The Portuguese substitute struck in the fourth minute of added time, one minute after Tottenham substitute Richarlison thought he had earned his side an unlikely point.

Goals by Curtis Jones, Luis Diaz and Mohamed Salah put Liverpool 3-0 ahead inside the opening 15 minutes as Tottenham suffered a horrible case of deja-vu having conceded five in the opening 21 minutes of a 6-1 rout at Newcastle United a week ago.

But Tottenham hit back before halftime through Harry Kane and hit the woodwork three times before Son Heung-min set up a nerve-jangling finale and Richarlison flicked a downward header past Alisson in the third minute of stoppage time.

There was one final twist though as Jota latched on to a mistake by Lucas Moura and fired low past Fraser Forster to spark pandemonium on the touchline.

Liverpool manager Juergen Klopp appeared to pull his hamstring as he celebrated manically and was also shown a yellow card in the most bizarre of climaxes.

To make matters worse for Tottenham they felt Jota should have been red-carded for an earlier high boot that caught Oliver Skipp's head that was only punished with a yellow.

When heart rates returned to normal the table shows Liverpool now above Tottenham in fifth place with 56 points from 33 games, to Tottenham's 54 from 34.

Liverpool, who have won four games in a row, are not out of the battle for a top-four finish but are seven points behind fourth-placed Manchester United who have a game in hand and nine points behind third-placed Newcastle United who have played 33.

"Crazy. What a game. These are the games we love to play in. A fantastic ending to a game. Stuff you love to see, to be honest," Liverpool's Trent Alexander-Arnold told Sky Sports.

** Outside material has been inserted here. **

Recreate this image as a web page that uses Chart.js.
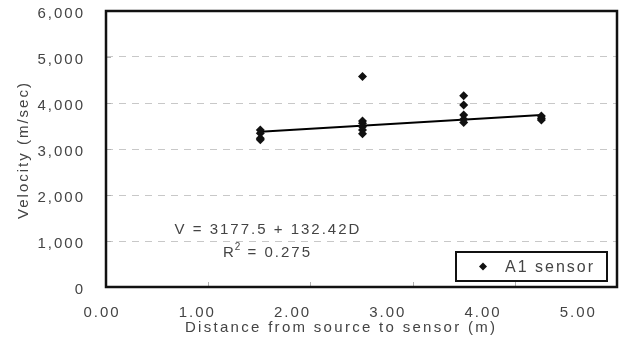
<!DOCTYPE html>
<html>
<head>
<meta charset="utf-8">
<script src="https://cdn.jsdelivr.net/npm/chart.js@4/dist/chart.umd.min.js"></script>
<style>
  html, body { margin: 0; padding: 0; background: #ffffff; }
  #wrap { width: 642px; height: 347px; }
</style>
</head>
<body>
<div id="wrap"><canvas id="c" width="642" height="347"></canvas></div>
<script>
// Measured wave velocity at each source-to-sensor distance
const distance = [1.51, 1.51, 1.51, 1.51,
                  2.51, 2.51, 2.51, 2.51, 2.51, 2.51,
                  3.50, 3.50, 3.50, 3.50, 3.50,
                  4.26, 4.26, 4.26];
const velocity = [3415, 3340, 3235, 3200,
                  4575, 3610, 3560, 3485, 3415, 3330,
                  4160, 3955, 3740, 3645, 3575,
                  3720, 3670, 3630];
const seriesName = 'A1 sensor';

// Linear fit V = a + b*D over the measured distance range
const fitIntercept = 3177.5;
const fitSlope = 132.42;
const fitRange = [1.51, 4.26];
const fitRSquared = '0.275';

const xTickValues = [0, 1, 2, 3, 4, 5];
const yTickValues = [0, 1000, 2000, 3000, 4000, 5000, 6000];

const FONT = '"Liberation Sans", Arial, sans-serif';
const TEXT = '#444444';

const scatterPoints = distance.map((d, i) => ({ x: d, y: velocity[i] }));
const fitPoints = fitRange.map(d => ({ x: d, y: fitIntercept + fitSlope * d }));

const frameAndLabels = {
  id: 'frameAndLabels',
  beforeDraw(chart) {
    chart.ctx.letterSpacing = '2px';
  },
  beforeDatasetsDraw(chart) {
    const { ctx, chartArea: a, scales: { x, y } } = chart;
    ctx.save();
    // inward tick marks
    ctx.strokeStyle = '#b0b0b0';
    ctx.lineWidth = 1;
    ctx.beginPath();
    yTickValues.forEach(v => {
      const py = Math.round(y.getPixelForValue(v)) + 0.5;
      ctx.moveTo(a.left, py); ctx.lineTo(a.left + 5, py);
    });
    xTickValues.forEach(v => {
      const px = Math.round(x.getPixelForValue(v)) + 0.5;
      ctx.moveTo(px, a.bottom); ctx.lineTo(px, a.bottom - 5);
    });
    ctx.stroke();
    // plot frame
    ctx.strokeStyle = '#111111';
    ctx.lineWidth = 2.5;
    ctx.strokeRect(a.left, a.top, a.right - a.left, a.bottom - a.top);
    ctx.restore();
  },
  afterDraw(chart) {
    const { ctx, chartArea: a, scales: { x, y } } = chart;
    ctx.save();
    ctx.letterSpacing = '2px';
    ctx.fillStyle = TEXT;
    ctx.textBaseline = 'middle';
    ctx.textAlign = 'center';
    ctx.font = '15px ' + FONT;

    // x tick labels
    xTickValues.forEach(v => {
      const px = x.getPixelForValue(v);
      const lx = a.left - 5 + (px - a.left) * 0.932;
      ctx.fillText(v.toFixed(2), lx + 1, a.bottom + 26);
    });
    // x title
    const x0 = a.left - 5, x5 = a.left - 5 + (x.getPixelForValue(5) - a.left) * 0.932;
    ctx.letterSpacing = '2.3px';
    ctx.fillText('Distance from source to sensor (m)', (x0 + x5) / 2 + 2, a.bottom + 41);
    ctx.letterSpacing = '2px';

    // y title
    ctx.save();
    ctx.translate(24, (a.top + a.bottom) / 2 + 1);
    ctx.rotate(-Math.PI / 2);
    ctx.fillText('Velocity (m/sec)', 0, 0);
    ctx.restore();

    // regression equation
    const eqX = x.getPixelForValue(1.575);
    ctx.fillText('V = ' + fitIntercept + ' + ' + fitSlope + 'D', eqX + 1, y.getPixelForValue(1240));
    const ry = y.getPixelForValue(740);
    const wR = ctx.measureText('R').width;
    const rest = ' = ' + fitRSquared;
    const wRest = ctx.measureText(rest).width;
    ctx.font = '10px ' + FONT;
    ctx.letterSpacing = '1px';
    const w2 = ctx.measureText('2').width;
    const total = wR + w2 + wRest;
    let cx = x.getPixelForValue(1.585) - total / 2;
    ctx.textAlign = 'left';
    ctx.font = '15px ' + FONT;
    ctx.letterSpacing = '2px';
    ctx.fillText('R', cx, ry);
    cx += wR - 1;
    ctx.font = '10px ' + FONT;
    ctx.letterSpacing = '1px';
    ctx.fillText('2', cx, ry - 6);
    cx += w2;
    ctx.font = '15px ' + FONT;
    ctx.letterSpacing = '2px';
    ctx.fillText(rest, cx, ry);

    // legend box
    const lx0 = a.right - 161, lx1 = a.right - 10, ly0 = a.bottom - 35, ly1 = a.bottom - 6;
    ctx.fillStyle = '#ffffff';
    ctx.fillRect(lx0, ly0, lx1 - lx0, ly1 - ly0);
    ctx.strokeStyle = '#111111';
    ctx.lineWidth = 2;
    ctx.strokeRect(lx0, ly0, lx1 - lx0, ly1 - ly0);
    const my = (ly0 + ly1) / 2;
    ctx.fillStyle = '#111111';
    ctx.beginPath();
    ctx.moveTo(lx0 + 27, my - 4);
    ctx.lineTo(lx0 + 31, my);
    ctx.lineTo(lx0 + 27, my + 4);
    ctx.lineTo(lx0 + 23, my);
    ctx.closePath();
    ctx.fill();
    ctx.fillStyle = TEXT;
    ctx.font = '16px ' + FONT;
    ctx.textAlign = 'left';
    ctx.fillText(seriesName, lx0 + 49, my + 1);
    ctx.restore();
  }
};

new Chart(document.getElementById('c'), {
  type: 'scatter',
  data: {
    datasets: [
      {
        label: seriesName,
        data: scatterPoints,
        pointStyle: 'rectRot',
        pointRadius: 4.5,
        backgroundColor: '#111111',
        borderColor: '#111111',
        borderWidth: 0,
        showLine: false
      },
      {
        label: 'fit',
        data: fitPoints,
        showLine: true,
        borderColor: '#000000',
        borderWidth: 2,
        pointRadius: 0,
        fill: false
      }
    ]
  },
  options: {
    responsive: false,
    animation: false,
    devicePixelRatio: 1,
    layout: { padding: { left: 0, right: 25, top: 11, bottom: 0 } },
    plugins: { legend: { display: false }, tooltip: { enabled: false } },
    scales: {
      x: {
        type: 'linear',
        min: 0,
        max: 5,
        ticks: { display: false },
        grid: { display: false },
        border: { display: false },
        afterFit(s) { s.height = 60; s.paddingLeft = 0; s.paddingRight = 0; }
      },
      y: {
        type: 'linear',
        min: 0,
        max: 6000,
        afterBuildTicks(s) { s.ticks = yTickValues.map(v => ({ value: v })); },
        ticks: {
          padding: 21,
          labelOffset: 2.5,
          color: TEXT,
          font: { family: FONT, size: 15 },
          callback: v => v.toLocaleString('en-US')
        },
        grid: { color: '#c8c8c8', drawTicks: false, tickLength: 0, lineWidth: 1 },
        border: { display: false, dash: [7, 6] },
        afterFit(s) { s.width = 106; s.paddingTop = 0; s.paddingBottom = 0; }
      }
    }
  },
  plugins: [frameAndLabels]
});
</script>
</body>
</html>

"It's not so much relief it's just celebration. It's pushing to get the win again. We go from disappointment to sheer joy in a matter of minutes. An outstanding way to win a game."

For Tottenham, the mood was despair although after last week's diabolical display at Newcastle which cost interim manager Cristian Stellini his job, this time there was pride.

"To get back in the game and give them a goal is difficult to take," a devastated Ryan Mason, Tottenham's second stand-in manager since Antonio Conte was sacked, said.

"We were the better team by an absolute country mile. To gift a team like Liverpool four goals makes it difficult. It's tough to put it into words, absolutely gutted."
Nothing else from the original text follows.